Wednesday, July 1, 2009

Who?

This girl. Shailene Woodley, the whiny voice of over indulged teenage girls looking for attention everywhere. She was on Fuse's number 1 countdown because...she's famous? Are the people who watch her show even the same people who watch Fuse? Somehow I doubt it. Maybe she's trying to prove she's got edge. She's a real actor, like those kids on 90210 over at the CW. The stuff network dreams are made of.

When it first started last summer, Theo and I gathered up a group of our friends at my house every Tuesday night, and after a CVS run for supplies, we would sit down and laugh at the horribleness that is The Secret Life of the American Teenager. I still cannot understand it. We eventually stopped watching it, maybe after six-ish episodes or so.
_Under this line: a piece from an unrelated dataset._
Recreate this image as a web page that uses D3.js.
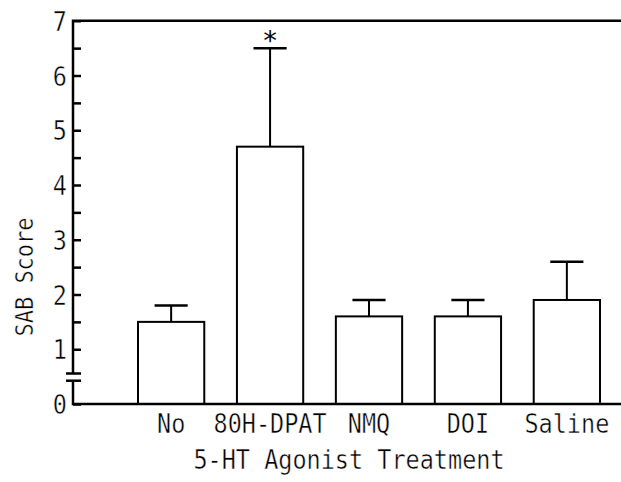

Yet it still keeps doing well. You can tell that it is written by the most out of touch old people on the planet. Yet it's still popular.

The question who turns into the question of WHY. I think I've figured it out, and it turns into another one of my theories. Teen pregnancy is gold. It will always bring in viewers. People are fascinated with it. Because secretly, we all think it would be kind of cool. It's like, you know it wouldn't be, but there is this tiny part of you that thinks it would be like Juno. Or you would grow up and be Lorelai Gilmore. Your mom would run for vice president of the United States.

Then again, it's a theory. It can be unproven. Hopefully soon, because this show drives me nuts.